Ferguson led the Imperial College team that designed the computer model that, among others, had been used to justify the recent stay-at-home orders in England as well as in the United States. We now know the model was so highly flawed it never should have been relied upon for policy decisions to begin with.

Epidemiology—the study of the incidence, prevalence, and impact of disease—frequently calls upon models to forecast potential outcomes of diseases. Not surprisingly, once COVID-19 became a pandemic, policy experts from all across the world began relying on such models.

The Imperial College researchers ran one such model they had used in prior research and forecast a number of potential outcomes, including that, by October, more than 500,000 people in Great Britain and 2 million people in the U.S. would die as a result of COVID-19.

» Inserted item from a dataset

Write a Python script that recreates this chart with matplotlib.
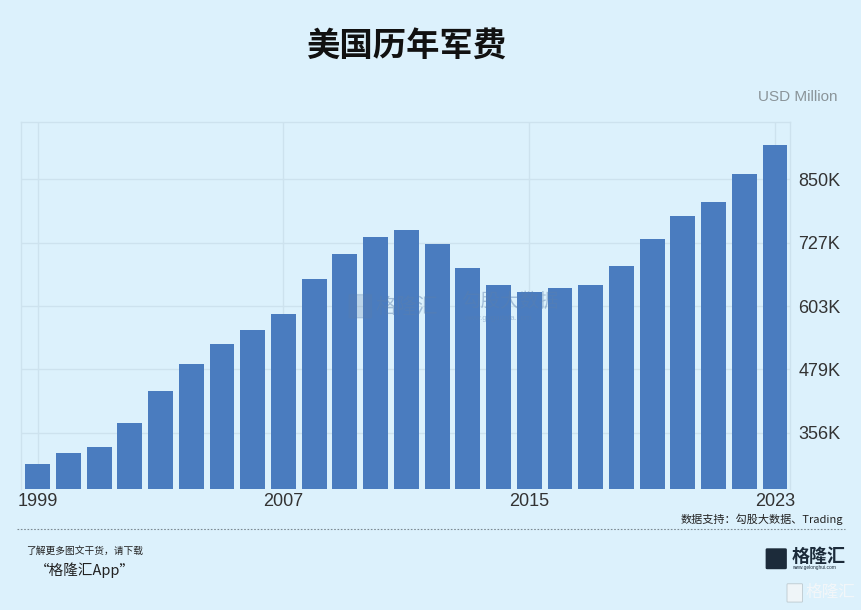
import matplotlib.pyplot as plt
from matplotlib.patches import FancyBboxPatch

plt.rcParams['font.family'] = ['Liberation Sans', 'Noto Sans CJK SC', 'DejaVu Sans']

years = list(range(1999, 2024))
spending = [295.7, 317.0, 328.7, 375.4, 437.7, 490.2, 529.0, 556.3, 587.4, 655.5,
            704.0, 737.2, 750.8, 723.6, 676.9, 643.8, 630.2, 638.0, 643.8, 680.8,
            733.3, 778.0, 805.3, 859.7, 916.0]
x_ticks = [1999, 2007, 2015, 2023]
y_ticks = [356, 479.5, 603, 726.5, 850]
y_labels = ['356K', '479K', '603K', '727K', '850K']

bg = '#dcf1fc'
bar_color = '#4a7cbf'
grid_color = '#cde2ee'

fig = plt.figure(figsize=(8.62, 6.10), dpi=100, facecolor=bg)
ax = fig.add_axes([0.0244, 0.1984, 0.8922, 0.6016], facecolor=bg)

ax.bar(years, spending, width=0.81, color=bar_color, zorder=3)
ax.set_xlim(1998.46, 2023.49)
ax.set_ylim(247, 961)

ax.set_xticks(x_ticks)
ax.set_xticklabels([str(y) for y in x_ticks], fontsize=13, color='#333333')
ax.set_yticks(y_ticks)
ax.set_yticklabels(y_labels, fontsize=13, color='#333333')
ax.yaxis.tick_right()
ax.tick_params(axis='both', length=0)
ax.tick_params(axis='y', pad=6)
ax.tick_params(axis='x', pad=3)
ax.grid(True, color=grid_color, linewidth=1.0, zorder=0)

for side in ['left', 'top', 'right']:
    ax.spines[side].set_color(grid_color)
    ax.spines[side].set_linewidth(1.0)
ax.spines['bottom'].set_visible(False)

# title and unit
fig.text(0.471, 0.924, '美国历年军费', ha='center', va='center', fontsize=24,
         fontweight='bold', family=['Noto Sans CJK SC'], color='#111111')
fig.text(0.972, 0.841, 'USD Million', ha='right', va='center', fontsize=11,
         color='#8a9499')

# faint watermark in the middle
fig.add_artist(FancyBboxPatch((0.406, 0.480), 0.024, 0.036,
                              boxstyle='round,pad=0.001', color='#5a7fae',
                              alpha=0.25, zorder=5))
fig.text(0.436, 0.497, '格隆汇', ha='left', va='center', fontsize=15,
         family=['Noto Sans CJK SC'], color='#5a7fae', alpha=0.45, zorder=5)
fig.text(0.535, 0.505, '勾股大数据', ha='left', va='center', fontsize=14,
         family=['Noto Sans CJK SC'], color='#5a7fae', alpha=0.45, zorder=5)
fig.text(0.538, 0.478, 'www.gugudata.com', ha='left', va='center', fontsize=5.5,
         color='#5a7fae', alpha=0.45, zorder=5)

# source and footer
fig.text(0.978, 0.149, '数据支持：勾股大数据、Trading', ha='right', va='center',
         fontsize=8, family=['Noto Sans CJK SC', 'DejaVu Sans'], color='#222222')
fig.add_artist(plt.Line2D([0.02, 0.98], [0.133, 0.133], color='#7d8a92',
                          linewidth=0.8, linestyle=(0, (1.5, 1.5))))
fig.text(0.03, 0.097, '了解更多图文干货，请下载', ha='left', va='center', fontsize=7,
         style='italic', family=['Noto Sans CJK SC'], color='#222222')
fig.text(0.04, 0.065, '“格隆汇App”', ha='left', va='center', fontsize=10.5,
         style='italic', family=['Noto Sans CJK SC'], color='#222222')

# logo
fig.add_artist(FancyBboxPatch((0.890, 0.069), 0.021, 0.030,
                              boxstyle='round,pad=0.001', color='#1c2b3a'))
fig.text(0.918, 0.088, '格隆汇', ha='left', va='center', fontsize=13,
         fontweight='bold', family=['Noto Sans CJK SC'], color='#1c2b3a')
fig.text(0.919, 0.069, 'www.gelonghui.com', ha='left', va='center', fontsize=3.5,
         color='#1c2b3a')
fig.add_artist(FancyBboxPatch((0.914, 0.014), 0.016, 0.028,
                              boxstyle='round,pad=0.001', facecolor='#f2f6f8',
                              edgecolor='#b8c4ca', linewidth=0.6, alpha=0.9))
fig.text(0.934, 0.028, '格隆汇', ha='left', va='center', fontsize=12,
         family=['Noto Sans CJK SC'], color='#f4f7f9', alpha=0.95)

fig.savefig('out.png', dpi=100, facecolor=bg)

The model also predicted the United States could incur up to 1 million deaths even with “enhanced social distancing” guidelines, including “shielding the elderly.” Imperial’s modeling results influenced British Prime Minister Boris Johnson to impose a nationwide lockdown and influenced the White House as well.

I asked Ferguson and his colleagues for their model on multiple occasions to see how they got their numbers, but they never replied to my emails.

According to Nature, they had been “working with Microsoft to tidy up the code and make it available.” I also asked the U.S. Centers for Disease Control and Prevention for the codes it used to develop its COVID-19 forecasts, but got no response. [read more]

The shutdown was a bad idea. It should never be repeated. It didn’t slow down the virus. If anything it sped up the spread. Virus don’t like sunshine and fresh air—they don’t spread as well.